• **WORK TO BE COMPLETED**: Show all lines holding the string "matplotlib".

• **DATASET EXTRACT**:
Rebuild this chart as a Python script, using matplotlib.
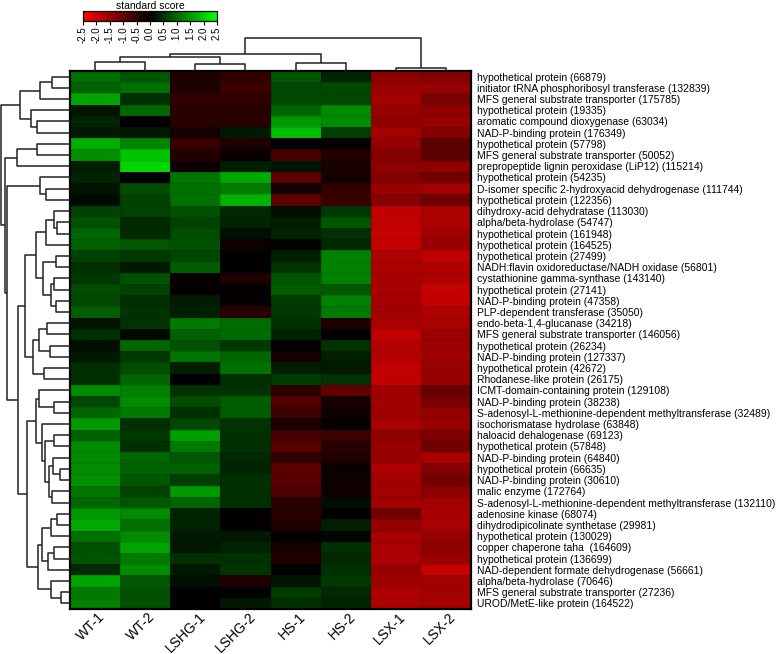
import numpy as np
import matplotlib
matplotlib.use('Agg')
import matplotlib.pyplot as plt
from matplotlib.colors import LinearSegmentedColormap, Normalize
from matplotlib.collections import LineCollection
from matplotlib.transforms import ScaledTranslation
import matplotlib.cm as cm

plt.rcParams['font.family'] = ['Liberation Sans', 'DejaVu Sans']
plt.rcParams['axes.unicode_minus'] = False

samples = ['WT-1', 'WT-2', 'LSHG-1', 'LSHG-2', 'HS-1', 'HS-2', 'LSX-1', 'LSX-2']

genes = [
    'hypothetical protein (66879)',
    'initiator tRNA phosphoribosyl transferase (132839)',
    'MFS general substrate transporter (175785)',
    'hypothetical protein (19335)',
    'aromatic compound dioxygenase (63034)',
    'NAD-P-binding protein (176349)',
    'hypothetical protein (57798)',
    'MFS general substrate transporter (50052)',
    'prepropeptide lignin peroxidase (LiP12) (115214)',
    'hypothetical protein (54235)',
    'D-isomer specific 2-hydroxyacid dehydrogenase (111744)',
    'hypothetical protein (122356)',
    'dihydroxy-acid dehydratase (113030)',
    'alpha/beta-hydrolase (54747)',
    'hypothetical protein (161948)',
    'hypothetical protein (164525)',
    'hypothetical protein (27499)',
    'NADH:flavin oxidoreductase/NADH oxidase (56801)',
    'cystathionine gamma-synthase (143140)',
    'hypothetical protein (27141)',
    'NAD-P-binding protein (47358)',
    'PLP-dependent transferase (35050)',
    'endo-beta-1,4-glucanase (34218)',
    'MFS general substrate transporter (146056)',
    'hypothetical protein (26234)',
    'NAD-P-binding protein (127337)',
    'hypothetical protein (42672)',
    'Rhodanese-like protein (26175)',
    'ICMT-domain-containing protein (129108)',
    'NAD-P-binding protein (38238)',
    'S-adenosyl-L-methionine-dependent methyltransferase (32489)',
    'isochorismatase hydrolase (63848)',
    'haloacid dehalogenase (69123)',
    'hypothetical protein (57848)',
    'NAD-P-binding protein (64840)',
    'hypothetical protein (66635)',
    'NAD-P-binding protein (30610)',
    'malic enzyme (172764)',
    'S-adenosyl-L-methionine-dependent methyltransferase (132110)',
    'adenosine kinase (68074)',
    'dihydrodipicolinate synthetase (29981)',
    'hypothetical protein (130029)',
    'copper chaperone taha  (164609)',
    'hypothetical protein (136699)',
    'NAD-dependent formate dehydrogenase (56661)',
    'alpha/beta-hydrolase (70646)',
    'MFS general substrate transporter (27236)',
    'UROD/MetE-like protein (164522)',
]

wt1 = [1.1, 0.95, 1.6, 0.2, 0.35, 0.25, 1.7, 1.4, 0.3, 0.35, 0.2, 0.1, 0.65, 0.8, 1.0, 0.95,
       0.65, 0.45, 0.55, 0.75, 0.7, 0.9, 0.2, 0.45, 0.15, 0.25, 0.45, 0.45, 1.35, 0.7, 1.0, 1.5,
       0.95, 1.35, 1.35, 1.35, 1.4, 1.15, 1.0, 1.5, 1.65, 1.1, 0.8, 0.82, 0.42, 1.6, 1.2, 1.25]
wt2 = [0.85, 1.1, 0.45, 1.0, 0.0, 0.25, 1.3, 1.9, 2.1, 0.0, 0.75, 0.65, 0.65, 0.4, 0.4, 0.85,
       0.55, 0.25, 0.8, 0.65, 0.45, 0.5, 0.5, 0.1, 1.0, 0.55, 0.75, 1.0, 1.25, 1.35, 1.2, 0.45,
       0.55, 0.45, 1.0, 0.95, 0.85, 0.65, 0.85, 1.35, 1.1, 1.35, 1.6, 1.2, 1.38, 0.85, 0.8, 0.8]
lshg1 = [-0.3, -0.3, -0.45, -0.4, -0.4, -0.2, -0.55, -0.35, -0.15, 1.15, 1.1, 1.1, 0.8, 0.65, 0.75, 0.8,
         0.7, 0.9, -0.05, -0.05, 0.28, 0.3, 1.2, 0.95, 0.8, 1.15, 0.3, 0.0, 0.5, 0.75, 0.45, 0.7,
         1.55, 1.2, 0.85, 0.95, 0.6, 1.5, 1.0, 0.35, 0.35, 0.25, 0.25, 0.45, 0.22, 0.15, 0.0, 0.0]
lshg2 = [-0.5, -0.6, -0.45, -0.4, -0.4, 0.25, -0.3, -0.1, 0.3, 1.65, 1.2, 1.75, 0.4, 0.35, 0.15, -0.15,
         0.0, 0.0, -0.3, 0.0, -0.05, -0.4, 1.05, 1.05, 0.55, 1.0, 1.1, 0.45, 0.5, 0.9, 0.9, 0.5,
         0.45, 0.45, 0.4, 0.35, 0.45, 0.45, 0.45, 0.0, 0.0, 0.25, 0.35, 0.48, 0.52, -0.3, 0.0, 0.25]
hs1 = [0.85, 0.7, 0.7, 1.0, 1.5, 1.85, -0.05, -0.7, 0.2, -0.9, -0.2, -0.9, 0.15, 0.3, 0.35, 0.05,
       0.3, 0.5, 0.85, 0.9, 0.58, 0.55, 0.45, 0.35, 0.0, -0.2, 0.3, 0.6, -0.45, -0.8, -0.6, -0.3,
       -0.68, -0.85, -0.45, -0.9, -0.85, -0.75, -0.4, -0.4, -0.35, -0.05, -0.25, -0.32, 0.0, 0.2, 0.6, 0.45]
hs2 = [0.35, 0.7, 0.7, 1.35, 1.35, 0.6, -0.05, -0.35, -0.25, -0.2, -0.5, -0.55, 0.55, 0.85, 0.45, 0.4,
       1.25, 1.25, 1.25, 0.85, 1.25, 1.2, -0.3, 0.0, 0.5, 0.3, 0.25, 0.5, -0.95, -0.25, -0.15, -0.05,
       -0.6, -0.4, -0.35, -0.1, -0.15, -0.15, 0.15, -0.05, 0.3, 0.05, 0.45, 0.4, 0.45, 0.55, 0.4, 0.35]
lsx1 = [-1.4, -1.5, -1.6, -1.5, -1.4, -1.6, -1.45, -1.3, -1.4, -1.3, -1.5, -1.3, -1.9, -1.9, -1.95, -1.9,
        -1.7, -1.65, -1.65, -1.65, -1.62, -1.6, -1.65, -1.9, -1.75, -1.75, -1.9, -1.9, -1.55, -1.6, -1.55, -1.65,
        -1.42, -1.5, -1.5, -1.7, -1.6, -1.6, -1.6, -1.1, -1.45, -1.65, -1.65, -1.68, -1.5, -1.55, -1.7, -1.7]
lsx2 = [-1.3, -1.5, -1.2, -1.4, -1.5, -1.3, -0.9, -0.9, -1.4, -1.1, -1.6, -1.1, -1.7, -1.7, -1.55, -1.5,
        -1.85, -1.7, -1.7, -1.95, -1.9, -1.7, -1.65, -1.5, -1.55, -1.55, -1.5, -1.5, -1.0, -1.2, -1.45, -1.5,
        -1.22, -1.1, -1.65, -1.3, -1.15, -1.35, -1.6, -1.65, -1.65, -1.45, -1.4, -1.52, -1.95, -1.6, -1.6, -1.65]

# hierarchical clustering trees (scipy-like linkage: child a, child b, merge height)
row_linkage = [
    (0, 1, 18.3), (48, 2, 30.0), (4, 5, 32.7), (3, 50, 39.3), (49, 51, 50.0),
    (6, 7, 32.7), (53, 8, 53.3),
    (10, 11, 24.3), (9, 55, 30.0),
    (13, 14, 12.7), (12, 57, 16.0), (58, 15, 24.0), (16, 17, 14.3), (18, 19, 16.0),
    (20, 21, 14.3), (61, 62, 19.3), (60, 63, 26.7), (59, 64, 34.0),
    (22, 23, 23.3), (24, 25, 20.0), (66, 67, 30.7), (26, 27, 26.0), (68, 69, 36.7),
    (65, 70, 45.0),
    (29, 30, 15.7), (28, 72, 30.7), (32, 33, 15.7), (35, 36, 10.0), (34, 75, 16.7),
    (37, 38, 18.3), (76, 77, 20.7), (74, 78, 25.0), (31, 79, 28.3), (73, 80, 34.0),
    (39, 40, 13.3), (82, 41, 19.3), (42, 43, 16.0), (84, 44, 21.7), (83, 85, 28.3),
    (46, 47, 9.3), (45, 87, 19.3), (86, 88, 31.7),
    (81, 89, 42.7), (71, 90, 51.7), (56, 91, 62.7), (54, 92, 65.3), (52, 93, 69.0),
]
col_linkage = [
    (0, 1, 8.7), (2, 3, 6.7), (4, 5, 7.7), (6, 7, 3.3),
    (8, 9, 14.3), (12, 10, 17.0), (13, 11, 33.0),
]

data = np.array([wt1, wt2, lshg1, lshg2, hs1, hs2, lsx1, lsx2]).T
n_rows, n_cols = data.shape

W, H = 777, 654
fig = plt.figure(figsize=(W / 100, H / 100), dpi=100)


def box(x0, y0, x1, y1):
    return [x0 / W, 1 - y1 / H, (x1 - x0) / W, (y1 - y0) / H]


cmap = LinearSegmentedColormap.from_list('rkg', [(1, 0, 0), (0, 0, 0), (0, 1, 0)])
norm = Normalize(-2.5, 2.5)

# heatmap
ax = fig.add_axes(box(70, 71, 471, 609))
ax.pcolormesh(np.arange(n_cols + 1), np.arange(n_rows + 1), data, cmap=cmap, norm=norm,
              edgecolors=(0, 0, 0, 0.12), linewidth=0.4)
ax.set_xlim(0, n_cols)
ax.set_ylim(n_rows, 0)
for s in ax.spines.values():
    s.set_linewidth(1.6)
ax.yaxis.tick_right()
ax.set_yticks(np.arange(n_rows) + 0.5)
ax.set_yticklabels(genes, fontsize=7.5)
ax.tick_params(axis='y', length=0, pad=4.5)
ax.set_xticks(np.arange(n_cols) + 0.5)
ax.set_xticklabels(samples, fontsize=10, rotation=45, ha='right', rotation_mode='anchor')
ax.tick_params(axis='x', length=0, pad=0.5)
for lbl in ax.get_xticklabels():
    lbl.set_transform(lbl.get_transform() + ScaledTranslation(0.03, 0.0, fig.dpi_scale_trans))


def dendro_segments(linkage, n):
    pos = {i: i + 0.5 for i in range(n)}
    hgt = {i: 0.0 for i in range(n)}
    segs = []
    for k, (a, b, h) in enumerate(linkage):
        pa, pb = pos[a], pos[b]
        segs.append([(pa, hgt[a]), (pa, h), (pb, h), (pb, hgt[b])])
        pos[n + k] = (pa + pb) / 2
        hgt[n + k] = h
    return segs


# row dendrogram
axr = fig.add_axes(box(0, 71, 70, 609))
rsegs = [[(h, p) for (p, h) in seg] for seg in dendro_segments(row_linkage, n_rows)]
axr.add_collection(LineCollection(rsegs, colors='#222222', linewidths=1.1, clip_on=False))
axr.set_xlim(70, 0)
axr.set_ylim(n_rows, 0)
axr.axis('off')

# column dendrogram
axc = fig.add_axes(box(70, 38, 471, 71))
csegs = dendro_segments(col_linkage, n_cols)
axc.add_collection(LineCollection(csegs, colors='#222222', linewidths=1.1, clip_on=False))
axc.set_xlim(0, n_cols)
axc.set_ylim(0, 33)
axc.axis('off')

# colour bar
cax = fig.add_axes(box(83, 11, 217, 21))
ticks = np.arange(-2.5, 2.51, 0.5)
cb = fig.colorbar(cm.ScalarMappable(norm=norm, cmap=cmap), cax=cax, orientation='horizontal', ticks=ticks)
cb.ax.set_xticklabels([f'{t:.1f}' for t in ticks], rotation=90, fontsize=7)
cb.ax.tick_params(length=3, width=0.8, pad=1)
cb.outline.set_linewidth(0.9)
cax.set_title('standard score', fontsize=7.5, pad=1.5)

fig.savefig('out.png', dpi=100)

• **EXERCISE ANSWER**:
Rebuild this chart as a Python script, using matplotlib.
import matplotlib
matplotlib.use('Agg')
import matplotlib.pyplot as plt
from matplotlib.colors import LinearSegmentedColormap, Normalize
from matplotlib.collections import LineCollection
from matplotlib.transforms import ScaledTranslation
import matplotlib.cm as cm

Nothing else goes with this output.